The rumblings regarding the city administration's event center presentation push has been going on since the mayor announced the big push to "educate" the public on his vision. The mayor stood before the Downtown Rotary Club on Monday and said "I am going to advocate for this. I am." When challenged on his proudly stated advocacy, he said things have changed and then immediately threw the hot potato to the City Attorney.
This train of advocacy at City Hall left the station back in 2010. The mayor had a vision and all the minions were told to get on the train or get off. It was the message of my way or the highway, people.
The advocacy started 18 months ago and continues today through the one sided event center presentations lead by the mayor and his city directors.
I looked at the presentation. There is no pro/con positions stated in the presentation. Even the ballot on the "advisory" special election pontificates/advocates no new taxes. The thing is the city published the presentation materials with taxpayer money. City staff produced the materials on city work time. City staff attend the presentations on city work time. City expenditures are being used to "advocate" the building of an event center.
The attorney general's opinion on this matter answers the questions:
Can a municipality, county, or school district expend public funds to advocate a position on an election measure?
ANSWER: Upon review of the South Dakota statutes I can find no statutory provisions that may in any manner be construed as explicitly giving adivision of local government the authority to expend public monies for purposes of influencing election results. In fact, any claim that the expenditures are impliedly authorized under statute would be unreasonable.
Can a municipality, county, or school district expend public funds to provide information as to the impact of an election measure on the respective entity?

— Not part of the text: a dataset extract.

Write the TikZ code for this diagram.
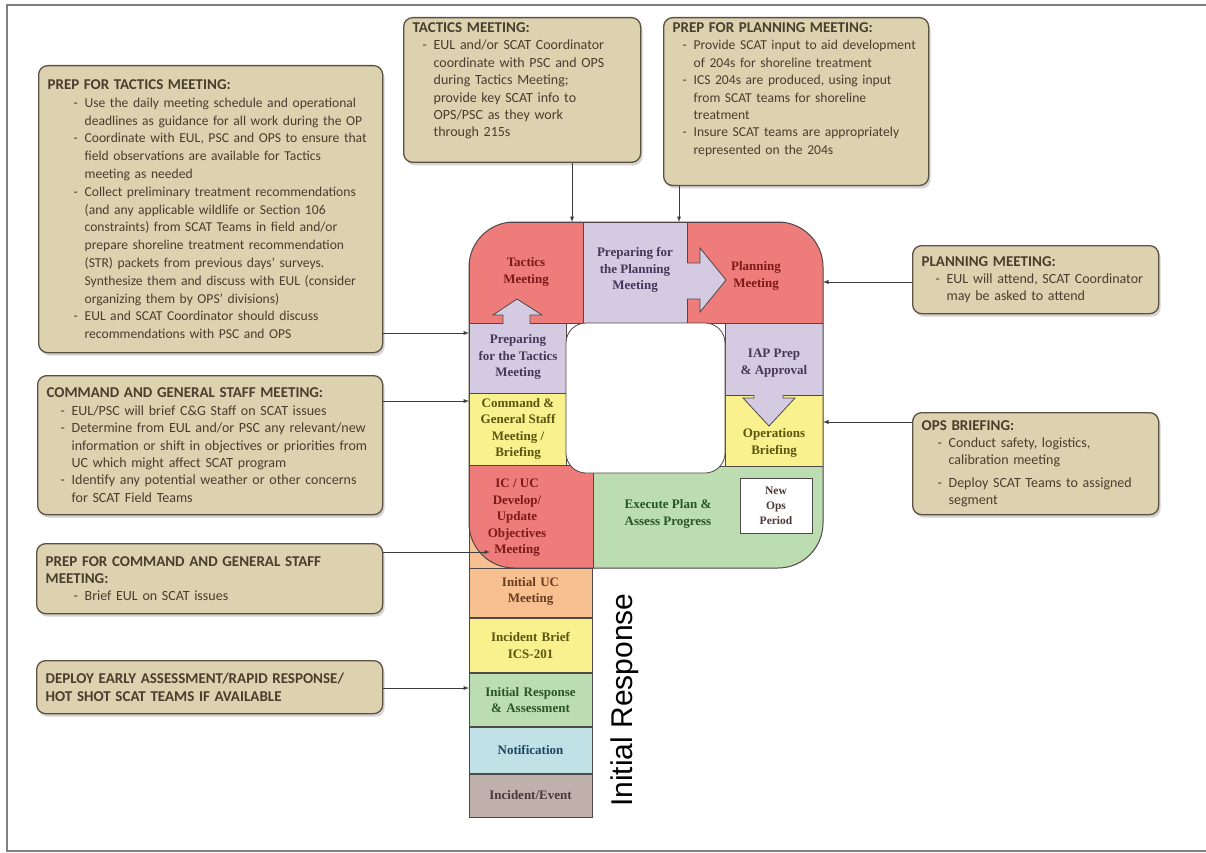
\documentclass[tikz,border=0pt]{standalone}
\usepackage{fontspec}
\setmainfont{Carlito}
\newfontfamily\diagfont{Liberation Serif}
\newfontfamily\phasefont{Liberation Sans}
\usepackage{xcolor}
\usepackage{tikz}
\usetikzlibrary{chains,positioning,shadows}

\definecolor{boxfill}{RGB}{221,210,176}
\definecolor{boxline}{RGB}{92,82,68}
\definecolor{boxtext}{RGB}{72,62,45}
\definecolor{tacred}{RGB}{238,124,122}
\definecolor{prepvio}{RGB}{212,203,226}
\definecolor{brfyel}{RGB}{248,241,142}
\definecolor{execgrn}{RGB}{188,221,178}
\definecolor{ucorange}{RGB}{247,192,145}
\definecolor{notiblue}{RGB}{192,226,230}
\definecolor{eventgry}{RGB}{192,176,172}
\definecolor{edge}{RGB}{80,72,70}
\definecolor{connline}{RGB}{60,60,60}
\definecolor{framegry}{RGB}{128,128,128}
\definecolor{redtxt}{RGB}{125,25,25}
\definecolor{viotxt}{RGB}{70,55,90}
\definecolor{yeltxt}{RGB}{90,85,15}
\definecolor{grntxt}{RGB}{40,85,40}
\definecolor{orgtxt}{RGB}{105,60,30}
\definecolor{blutxt}{RGB}{30,70,100}
\definecolor{evttxt}{RGB}{75,56,56}

% dash bullet with hanging indent (break lines with \newline, end the note with \par)
\newcommand{\dashitem}[1][14pt]{\par\hangindent=\dimexpr#1+11pt\relax\hangafter=1\noindent\hspace*{#1}\makebox[11pt][l]{-}}
\newcommand{\notehead}[1]{{\bfseries\fontsize{15}{17.6}\selectfont #1}}

\begin{document}
\begin{tikzpicture}[x=1pt,y=-1pt]

                \tikzstyle{notebox}=[draw=boxline,fill=boxfill,line width=1.3pt,rounded corners=9pt,
                    drop shadow={opacity=0.35,shadow xshift=2pt,shadow yshift=-3pt},anchor=north west,
                    align=left,inner xsep=9pt,inner ysep=5pt,text=boxtext,
                    font=\fontsize{14}{17.4}\selectfont]
                \tikzstyle{region}=[draw=edge,line width=0.8pt]
                \tikzstyle{phase}=[align=center,font=\diagfont\bfseries\fontsize{13}{16.5}\selectfont]
                \tikzstyle{stemblock}=[phase,draw=edge,line width=0.8pt,text width=119pt,inner xsep=2pt,inner ysep=1pt]
                \tikzstyle{blockarrow}=[draw=edge,line width=0.8pt,line join=miter]
                \tikzstyle{conn}=[-latex,draw=connline,line width=0.9pt]

                \useasboundingbox (0,0) rectangle (1206,853);
                \draw[framegry,line width=2pt] (1206,5) -- (7,5) -- (7,851) -- (1206,851);

                % stem of the P (initial response)
                \begin{scope}[start chain=stem going above,node distance=0pt]
                    \node [on chain=stem,stemblock,fill=eventgry,text=evttxt,minimum height=43pt] (event) at (530.5,795.5) {Incident/Event};
                    \node [on chain=stem,stemblock,fill=notiblue,text=blutxt,minimum height=46pt] (notify) {Notification};
                    \node [on chain=stem,stemblock,fill=execgrn,text=grntxt,minimum height=53pt] (initresp) {Initial Response\\\& Assessment};
                    \node [on chain=stem,stemblock,fill=brfyel,text=yeltxt,minimum height=54pt] (incbrief) {Incident Brief\\ICS-201};
                    \node [on chain=stem,stemblock,fill=ucorange,text=orgtxt,minimum height=53pt] (inituc) {Initial UC\\Meeting};
                \end{scope}
                \filldraw[region,fill=ucorange] (469,521) rectangle (592,568);

                % loop of the P
                \begin{scope}
                    \clip[rounded corners=45pt] (469,222) rectangle (823,568);
                    \filldraw[region,fill=tacred] (469,222) rectangle (583,323);
                    \filldraw[region,fill=prepvio] (583,222) rectangle (687,323);
                    \filldraw[region,fill=tacred] (687,222) rectangle (823,323);
                    \filldraw[region,fill=prepvio] (469,323) rectangle (566,393);
                    \filldraw[region,fill=brfyel] (469,393) rectangle (566,465);
                    \filldraw[region,fill=tacred] (469,465) rectangle (593,568);
                    \filldraw[region,fill=prepvio] (725,323) rectangle (823,395);
                    \filldraw[region,fill=brfyel] (725,395) rectangle (823,466);
                    \filldraw[region,fill=execgrn] (593,466) rectangle (823,568);
                \end{scope}
                \draw[region,line width=1pt,rounded corners=45pt] (469,222) rectangle (823,568);
                \filldraw[region,fill=white,rounded corners=20pt] (566,323) rectangle (725,473);

                % block arrows
                \fill[prepvio] (503,327) -- (503,315) -- (493,315) -- (517,299) -- (542,315) -- (530,315) -- (530,327) -- cycle;
                \draw[blockarrow] (503,324) -- (503,315) -- (493,315) -- (517,299) -- (542,315) -- (530,315) -- (530,324);
                \fill[prepvio] (684,263) -- (700,263) -- (700,248) -- (726,280) -- (700,312) -- (700,299) -- (684,299) -- cycle;
                \draw[blockarrow] (687,263) -- (700,263) -- (700,248) -- (726,280) -- (700,312) -- (700,299) -- (687,299);
                \fill[prepvio] (754,391) -- (754,398) -- (743,398) -- (769,426) -- (795,398) -- (783,398) -- (783,391) -- cycle;
                \draw[blockarrow] (754,395) -- (754,398) -- (743,398) -- (769,426) -- (795,398) -- (783,398) -- (783,395);

                \node [phase,text=redtxt] (tactics) at (526,272) {Tactics\\Meeting};
                \node [phase,text=viotxt] (prepplan) at (635,270) {Preparing for\\the Planning\\Meeting};
                \node [phase,text=redtxt] (planning) at (756,276) {Planning\\Meeting};
                \node [phase,text=viotxt] (preptactics) at (518,357) {Preparing\\for the Tactics\\Meeting};
                \node [phase,text=viotxt] (iap) at (774,363) {IAP Prep\\\& Approval};
                \node [phase,text=yeltxt] (cgstaff) at (518,429) {Command \&\\General Staff\\Meeting /\\Briefing};
                \node [phase,text=yeltxt] (opsbrief) at (774,443) {Operations\\Briefing};
                \node [phase,text=redtxt] (icuc) at (517,518) {IC / UC\\Develop/\\Update\\Objectives\\Meeting};
                \node [phase,text=grntxt] (execute) at (668,514) {Execute Plan \&\\Assess Progress};
                \node [phase,draw=edge,fill=white,text=evttxt,minimum width=72pt,minimum height=55pt,inner sep=1pt,
                    font=\diagfont\bfseries\fontsize{11.5}{15}\selectfont] (newops) at (776,505.5) {New\\Ops\\Period};
                \node [rotate=90,text=black,font=\phasefont\fontsize{30}{30}\selectfont] (irlabel) at (625,700) {Initial Response};

                % notes round the P
                \node [notebox,text width=326pt,minimum height=287pt,font=\fontsize{13.6}{17.8}\selectfont] (preptacnote) at (38,65) {%
                    \notehead{PREP FOR TACTICS MEETING:}
                    \dashitem[26pt]Use the daily meeting schedule and operational\newline deadlines as guidance for all work during the OP
                    \dashitem[26pt]Coordinate with EUL, PSC and OPS to ensure that\newline field observations are available for Tactics\newline meeting as needed
                    \dashitem[26pt]Collect preliminary treatment recommendations\newline (and any applicable wildlife or Section 106\newline constraints) from SCAT Teams in field and/or\newline prepare shoreline treatment recommendation\newline (STR) packets from previous days' surveys.\newline Synthesize them and discuss with EUL (consider\newline organizing them by OPS' divisions)
                    \dashitem[26pt]EUL and SCAT Coordinator should discuss\newline recommendations with PSC and OPS\par};
                \node [notebox,text width=219pt,minimum height=141pt] (tacnote) at (403,17) {%
                    \notehead{TACTICS MEETING:}
                    \dashitem[10pt]EUL and/or SCAT Coordinator\newline coordinate with PSC and OPS\newline during Tactics Meeting;\newline provide key SCAT info to\newline OPS/PSC as they work\newline through 215s\par\vspace{18pt}};
                \node [notebox,text width=247pt,minimum height=163pt,font=\fontsize{13.6}{17.4}\selectfont] (prepplannote) at (663,17) {%
                    \notehead{PREP FOR PLANNING MEETING:}
                    \dashitem[10pt]Provide SCAT input to aid development\newline of 204s for shoreline treatment
                    \dashitem[10pt]ICS 204s are produced, using input\newline from SCAT teams for shoreline\newline treatment
                    \dashitem[10pt]Insure SCAT teams are appropriately\newline represented on the 204s\par\vspace{24pt}};
                \node [notebox,text width=228pt,minimum height=68pt] (plannote) at (912,245) {%
                    \notehead{PLANNING MEETING:}
                    \dashitem[14pt]EUL will attend, SCAT Coordinator\newline may be asked to attend\par};
                \node [notebox,text width=228pt,minimum height=102pt] (opsnote) at (912,412) {%
                    \notehead{OPS BRIEFING:}
                    \dashitem[16pt]Conduct safety, logistics,\newline calibration meeting\par\vspace{5pt}
                    \dashitem[16pt]Deploy SCAT Teams to assigned\newline segment\par};
                \node [notebox,text width=327pt,minimum height=139pt] (cgnote) at (37,375) {%
                    \notehead{COMMAND AND GENERAL STAFF MEETING:}
                    \dashitem[14pt]EUL/PSC will brief C\&G Staff on SCAT issues
                    \dashitem[14pt]Determine from EUL and/or PSC any relevant/new\newline information or shift in objectives or priorities from\newline UC which might affect SCAT program
                    \dashitem[14pt]Identify any potential weather or other concerns\newline for SCAT Field Teams\par};
                \node [notebox,text width=328pt,minimum height=70pt] (prepcgnote) at (36,543) {%
                    \notehead{PREP FOR COMMAND AND GENERAL STAFF\newline MEETING:}
                    \dashitem[28pt]Brief EUL on SCAT issues\par};
                \node [notebox,text width=328pt,minimum height=53pt] (deploynote) at (36,660) {%
                    \notehead{DEPLOY EARLY ASSESSMENT/RAPID RESPONSE/\newline HOT SHOT SCAT TEAMS IF AVAILABLE}};

                % where the notes meet the P
                \coordinate (tacIn) at (572,222);
                \coordinate (prepPlanIn) at (679,222);
                \coordinate (planIn) at (823,282);
                \coordinate (opsIn) at (823,422);
                \coordinate (prepTacIn) at (469,333);
                \coordinate (cgIn) at (469,401);
                \coordinate (icIn) at (490,552);
                \coordinate (irIn) at (469,688);

                \draw[conn] (tacnote.south -| tacIn) -- (tacIn);
                \draw[conn] (prepplannote.south -| prepPlanIn) -- (prepPlanIn);
                \draw[conn] (plannote.west |- planIn) -- (planIn);
                \draw[conn] (opsnote.west |- opsIn) -- (opsIn);
                \draw[conn] (preptacnote.east |- prepTacIn) -- (prepTacIn);
                \draw[conn] (cgnote.east |- cgIn) -- (cgIn);
                \draw[conn] (prepcgnote.east |- icIn) -- (icIn);
                \draw[conn] (deploynote.east |- irIn) -- (irIn);

            \end{tikzpicture}
\end{document}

ANSWER: Assuming that the use of public funds for such purpose is authorized, to avoid any claim of misappropriation the governing board involved must be careful to ensure that the published information constitutes a fair presentation of the relevant facts on both sides of the election issue. Along such lines, it would not be sufficient to merely refrain from exhorting a yes or no vote. Other language or statements prepared and designed to influence public opinion would also be improper. Any determination of the propriety or impropriety of the publication and ultimately the expenditure would turn on a consideration of various factors, including the style and tenor as well as the timing of the publication.
Hmmmmm, you be the judge. I am just relying on the words of the mayor when he said on Monday, that he was advocating for the event center.